> _Exercise requirements_
Set down the material below word for word, excluding the pictures.

----

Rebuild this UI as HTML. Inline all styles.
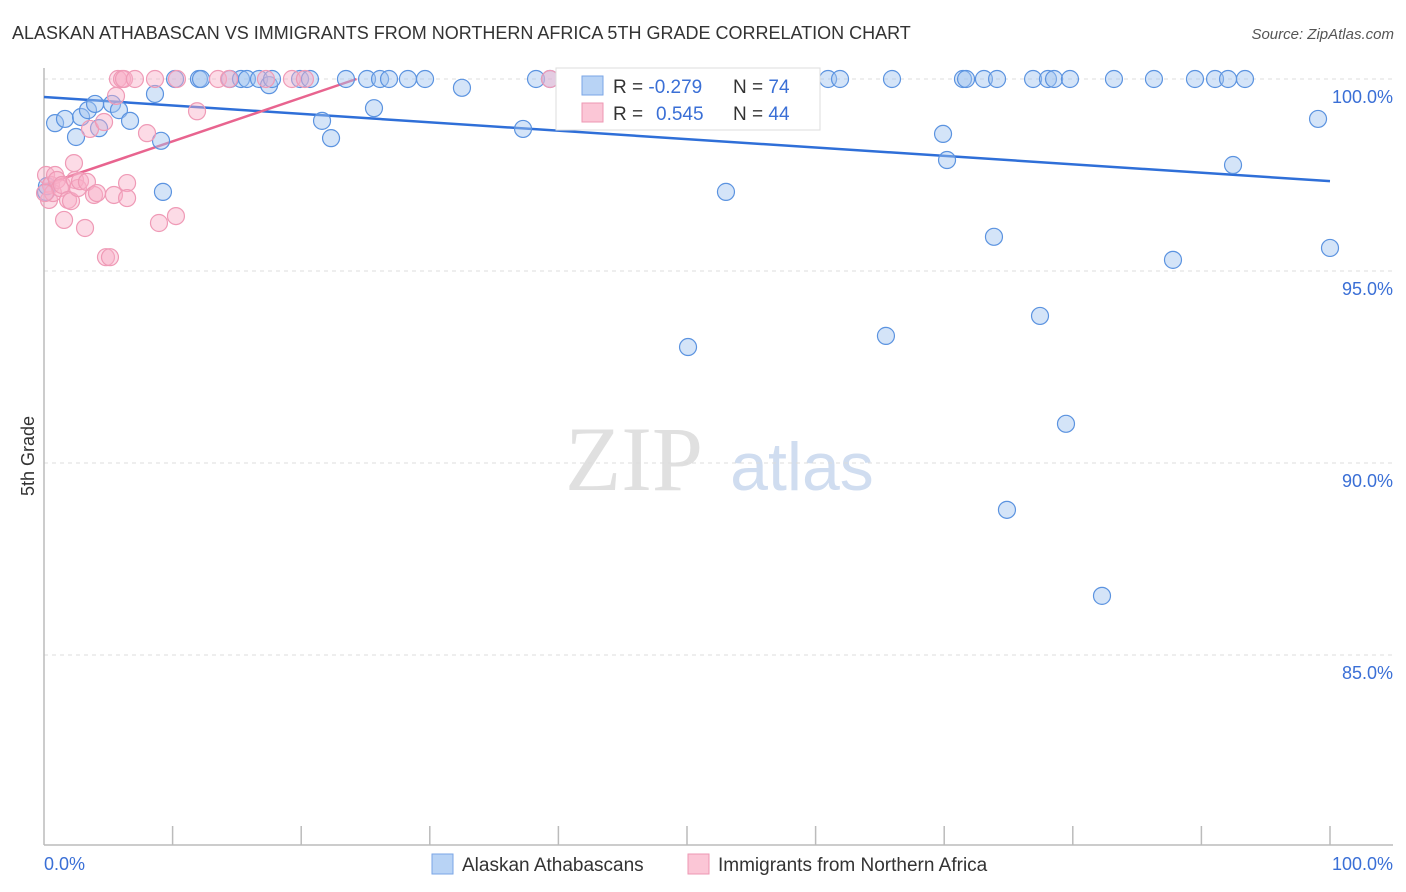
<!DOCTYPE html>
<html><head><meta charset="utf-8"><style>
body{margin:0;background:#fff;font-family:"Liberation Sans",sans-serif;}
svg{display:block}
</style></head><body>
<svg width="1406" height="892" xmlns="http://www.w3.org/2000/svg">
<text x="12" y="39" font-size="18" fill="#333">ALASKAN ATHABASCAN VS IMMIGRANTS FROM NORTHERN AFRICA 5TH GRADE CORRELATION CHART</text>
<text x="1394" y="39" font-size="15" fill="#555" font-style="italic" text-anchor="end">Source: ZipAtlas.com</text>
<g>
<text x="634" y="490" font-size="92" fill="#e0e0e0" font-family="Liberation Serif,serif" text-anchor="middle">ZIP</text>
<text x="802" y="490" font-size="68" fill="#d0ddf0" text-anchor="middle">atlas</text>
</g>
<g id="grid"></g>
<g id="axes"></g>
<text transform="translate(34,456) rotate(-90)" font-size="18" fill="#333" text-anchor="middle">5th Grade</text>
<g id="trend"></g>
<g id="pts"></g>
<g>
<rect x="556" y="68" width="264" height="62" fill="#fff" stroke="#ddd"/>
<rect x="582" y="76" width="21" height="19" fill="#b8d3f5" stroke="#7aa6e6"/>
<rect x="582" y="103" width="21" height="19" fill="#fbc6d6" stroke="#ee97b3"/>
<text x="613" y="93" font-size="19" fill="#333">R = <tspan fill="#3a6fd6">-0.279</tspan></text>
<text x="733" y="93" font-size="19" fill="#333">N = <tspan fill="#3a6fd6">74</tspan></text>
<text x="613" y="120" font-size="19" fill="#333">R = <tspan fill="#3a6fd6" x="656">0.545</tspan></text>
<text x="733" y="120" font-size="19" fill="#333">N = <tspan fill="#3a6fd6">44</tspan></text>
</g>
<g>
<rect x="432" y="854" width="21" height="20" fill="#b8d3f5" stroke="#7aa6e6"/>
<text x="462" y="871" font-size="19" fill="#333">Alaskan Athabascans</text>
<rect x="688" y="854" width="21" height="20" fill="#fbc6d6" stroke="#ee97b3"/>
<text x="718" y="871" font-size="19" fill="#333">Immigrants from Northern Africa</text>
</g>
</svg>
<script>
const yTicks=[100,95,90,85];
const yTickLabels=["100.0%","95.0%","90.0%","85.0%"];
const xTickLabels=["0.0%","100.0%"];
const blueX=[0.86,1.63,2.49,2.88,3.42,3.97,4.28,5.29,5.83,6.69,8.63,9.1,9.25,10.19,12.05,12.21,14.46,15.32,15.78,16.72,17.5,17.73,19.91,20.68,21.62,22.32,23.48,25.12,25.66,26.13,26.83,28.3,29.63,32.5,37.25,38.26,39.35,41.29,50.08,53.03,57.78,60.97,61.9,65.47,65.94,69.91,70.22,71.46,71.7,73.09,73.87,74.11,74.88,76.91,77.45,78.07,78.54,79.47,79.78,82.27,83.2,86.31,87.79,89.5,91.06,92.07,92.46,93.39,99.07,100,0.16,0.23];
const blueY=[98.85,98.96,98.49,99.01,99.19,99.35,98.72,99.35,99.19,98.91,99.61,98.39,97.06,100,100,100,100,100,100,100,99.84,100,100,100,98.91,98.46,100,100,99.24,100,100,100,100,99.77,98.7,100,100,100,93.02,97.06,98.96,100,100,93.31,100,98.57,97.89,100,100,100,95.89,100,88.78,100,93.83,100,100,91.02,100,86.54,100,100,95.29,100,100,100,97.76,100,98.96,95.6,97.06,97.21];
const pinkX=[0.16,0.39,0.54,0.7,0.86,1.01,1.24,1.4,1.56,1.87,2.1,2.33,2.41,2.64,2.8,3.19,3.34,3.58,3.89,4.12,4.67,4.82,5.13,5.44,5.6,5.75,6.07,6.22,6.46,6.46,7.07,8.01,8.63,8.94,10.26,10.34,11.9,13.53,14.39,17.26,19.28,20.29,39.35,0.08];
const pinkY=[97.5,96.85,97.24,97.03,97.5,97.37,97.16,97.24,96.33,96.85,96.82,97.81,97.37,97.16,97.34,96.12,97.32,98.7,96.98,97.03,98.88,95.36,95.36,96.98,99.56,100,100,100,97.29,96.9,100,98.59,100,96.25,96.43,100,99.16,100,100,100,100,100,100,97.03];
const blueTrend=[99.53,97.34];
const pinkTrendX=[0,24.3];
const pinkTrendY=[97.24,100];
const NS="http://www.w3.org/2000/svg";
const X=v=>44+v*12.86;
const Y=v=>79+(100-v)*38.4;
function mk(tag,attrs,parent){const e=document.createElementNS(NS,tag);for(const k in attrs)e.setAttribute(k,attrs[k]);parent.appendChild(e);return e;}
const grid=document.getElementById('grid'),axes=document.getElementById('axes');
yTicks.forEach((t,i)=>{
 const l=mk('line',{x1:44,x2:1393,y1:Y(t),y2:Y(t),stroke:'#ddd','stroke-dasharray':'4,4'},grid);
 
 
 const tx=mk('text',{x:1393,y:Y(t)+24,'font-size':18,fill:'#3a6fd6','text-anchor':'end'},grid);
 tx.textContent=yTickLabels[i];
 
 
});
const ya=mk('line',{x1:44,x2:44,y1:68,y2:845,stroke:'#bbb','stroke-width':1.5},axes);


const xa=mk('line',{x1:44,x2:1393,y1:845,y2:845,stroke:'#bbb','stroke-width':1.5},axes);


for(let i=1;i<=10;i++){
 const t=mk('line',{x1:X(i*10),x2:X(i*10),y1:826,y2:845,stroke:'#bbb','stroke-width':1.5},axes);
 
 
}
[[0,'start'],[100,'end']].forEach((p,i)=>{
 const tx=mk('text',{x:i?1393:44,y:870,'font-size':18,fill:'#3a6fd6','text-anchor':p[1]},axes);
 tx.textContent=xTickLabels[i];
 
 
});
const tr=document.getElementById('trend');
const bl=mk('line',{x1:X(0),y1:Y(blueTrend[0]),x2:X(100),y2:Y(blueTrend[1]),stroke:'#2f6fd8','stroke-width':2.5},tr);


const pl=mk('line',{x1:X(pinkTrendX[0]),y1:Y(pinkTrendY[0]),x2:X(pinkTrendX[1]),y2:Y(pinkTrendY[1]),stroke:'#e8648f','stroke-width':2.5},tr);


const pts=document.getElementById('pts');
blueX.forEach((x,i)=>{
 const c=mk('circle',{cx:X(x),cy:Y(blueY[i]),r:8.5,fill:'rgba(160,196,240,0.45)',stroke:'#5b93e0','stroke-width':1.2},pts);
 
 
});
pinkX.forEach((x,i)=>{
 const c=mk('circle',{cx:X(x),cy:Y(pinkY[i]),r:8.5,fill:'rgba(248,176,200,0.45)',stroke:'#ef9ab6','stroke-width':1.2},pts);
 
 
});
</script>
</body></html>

----

> _Response for this exercise_
Rebuild this UI as HTML. Inline all styles.
<!DOCTYPE html>
<html><head><meta charset="utf-8"><style>
body{margin:0;background:#fff;font-family:"Liberation Sans",sans-serif;}
svg{display:block}
</style></head><body>
<svg width="1406" height="892" xmlns="http://www.w3.org/2000/svg">
<text x="12" y="39" font-size="18" fill="#333">ALASKAN ATHABASCAN VS IMMIGRANTS FROM NORTHERN AFRICA 5TH GRADE CORRELATION CHART</text>
<text x="1394" y="39" font-size="15" fill="#555" font-style="italic" text-anchor="end">Source: ZipAtlas.com</text>
<g>
<text x="634" y="490" font-size="92" fill="#e0e0e0" font-family="Liberation Serif,serif" text-anchor="middle">ZIP</text>
<text x="802" y="490" font-size="68" fill="#d0ddf0" text-anchor="middle">atlas</text>
</g>
<g id="grid"></g>
<g id="axes"></g>
<text transform="translate(34,456) rotate(-90)" font-size="18" fill="#333" text-anchor="middle">5th Grade</text>
<g id="trend"></g>
<g id="pts"></g>
<g>
<rect x="556" y="68" width="264" height="62" fill="#fff" stroke="#ddd"/>
<rect x="582" y="76" width="21" height="19" fill="#b8d3f5" stroke="#7aa6e6"/>
<rect x="582" y="103" width="21" height="19" fill="#fbc6d6" stroke="#ee97b3"/>
<text x="613" y="93" font-size="19" fill="#333">R = <tspan fill="#3a6fd6">-0.279</tspan></text>
<text x="733" y="93" font-size="19" fill="#333">N = <tspan fill="#3a6fd6">74</tspan></text>
<text x="613" y="120" font-size="19" fill="#333">R = <tspan fill="#3a6fd6" x="656">0.545</tspan></text>
<text x="733" y="120" font-size="19" fill="#333">N = <tspan fill="#3a6fd6">44</tspan></text>
</g>
<g>
<rect x="432" y="854" width="21" height="20" fill="#b8d3f5" stroke="#7aa6e6"/>
<text x="462" y="871" font-size="19" fill="#333">Alaskan Athabascans</text>
<rect x="688" y="854" width="21" height="20" fill="#fbc6d6" stroke="#ee97b3"/>
<text x="718" y="871" font-size="19" fill="#333">Immigrants from Northern Africa</text>
</g>
</svg>
<script>
const yTicks=[100,95,90,85];
const yTickLabels=["100.0%","95.0%","90.0%","85.0%"];
const xTickLabels=["0.0%","100.0%"];
const blueX=[0.86,1.63,2.49,2.88,3.42,3.97,4.28,5.29,5.83,6.69,8.63,9.1,9.25,10.19,12.05,12.21,14.46,15.32,15.78,16.72,17.5,17.73,19.91,20.68,21.62,22.32,23.48,25.12,25.66,26.13,26.83,28.3,29.63,32.5,37.25,38.26,39.35,41.29,50.08,53.03,57.78,60.97,61.9,65.47,65.94,69.91,70.22,71.46,71.7,73.09,73.87,74.11,74.88,76.91,77.45,78.07,78.54,79.47,79.78,82.27,83.2,86.31,87.79,89.5,91.06,92.07,92.46,93.39,99.07,100,0.16,0.23];
const blueY=[98.85,98.96,98.49,99.01,99.19,99.35,98.72,99.35,99.19,98.91,99.61,98.39,97.06,100,100,100,100,100,100,100,99.84,100,100,100,98.91,98.46,100,100,99.24,100,100,100,100,99.77,98.7,100,100,100,93.02,97.06,98.96,100,100,93.31,100,98.57,97.89,100,100,100,95.89,100,88.78,100,93.83,100,100,91.02,100,86.54,100,100,95.29,100,100,100,97.76,100,98.96,95.6,97.06,97.21];
const pinkX=[0.16,0.39,0.54,0.7,0.86,1.01,1.24,1.4,1.56,1.87,2.1,2.33,2.41,2.64,2.8,3.19,3.34,3.58,3.89,4.12,4.67,4.82,5.13,5.44,5.6,5.75,6.07,6.22,6.46,6.46,7.07,8.01,8.63,8.94,10.26,10.34,11.9,13.53,14.39,17.26,19.28,20.29,39.35,0.08];
const pinkY=[97.5,96.85,97.24,97.03,97.5,97.37,97.16,97.24,96.33,96.85,96.82,97.81,97.37,97.16,97.34,96.12,97.32,98.7,96.98,97.03,98.88,95.36,95.36,96.98,99.56,100,100,100,97.29,96.9,100,98.59,100,96.25,96.43,100,99.16,100,100,100,100,100,100,97.03];
const blueTrend=[99.53,97.34];
const pinkTrendX=[0,24.3];
const pinkTrendY=[97.24,100];
const NS="http://www.w3.org/2000/svg";
const X=v=>44+v*12.86;
const Y=v=>79+(100-v)*38.4;
function mk(tag,attrs,parent){const e=document.createElementNS(NS,tag);for(const k in attrs)e.setAttribute(k,attrs[k]);parent.appendChild(e);return e;}
const grid=document.getElementById('grid'),axes=document.getElementById('axes');
yTicks.forEach((t,i)=>{
 const l=mk('line',{x1:44,x2:1393,y1:Y(t),y2:Y(t),stroke:'#ddd','stroke-dasharray':'4,4'},grid);
 
 
 const tx=mk('text',{x:1393,y:Y(t)+24,'font-size':18,fill:'#3a6fd6','text-anchor':'end'},grid);
 tx.textContent=yTickLabels[i];
 
 
});
const ya=mk('line',{x1:44,x2:44,y1:68,y2:845,stroke:'#bbb','stroke-width':1.5},axes);


const xa=mk('line',{x1:44,x2:1393,y1:845,y2:845,stroke:'#bbb','stroke-width':1.5},axes);


for(let i=1;i<=10;i++){
 const t=mk('line',{x1:X(i*10),x2:X(i*10),y1:826,y2:845,stroke:'#bbb','stroke-width':1.5},axes);
 
 
}
[[0,'start'],[100,'end']].forEach((p,i)=>{
 const tx=mk('text',{x:i?1393:44,y:870,'font-size':18,fill:'#3a6fd6','text-anchor':p[1]},axes);
 tx.textContent=xTickLabels[i];
 
 
});
const tr=document.getElementById('trend');
const bl=mk('line',{x1:X(0),y1:Y(blueTrend[0]),x2:X(100),y2:Y(blueTrend[1]),stroke:'#2f6fd8','stroke-width':2.5},tr);


const pl=mk('line',{x1:X(pinkTrendX[0]),y1:Y(pinkTrendY[0]),x2:X(pinkTrendX[1]),y2:Y(pinkTrendY[1]),stroke:'#e8648f','stroke-width':2.5},tr);


const pts=document.getElementById('pts');
blueX.forEach((x,i)=>{
 const c=mk('circle',{cx:X(x),cy:Y(blueY[i]),r:8.5,fill:'rgba(160,196,240,0.45)',stroke:'#5b93e0','stroke-width':1.2},pts);
 
 
});
pinkX.forEach((x,i)=>{
 const c=mk('circle',{cx:X(x),cy:Y(pinkY[i]),r:8.5,fill:'rgba(248,176,200,0.45)',stroke:'#ef9ab6','stroke-width':1.2},pts);
 
 
});
</script>
</body></html>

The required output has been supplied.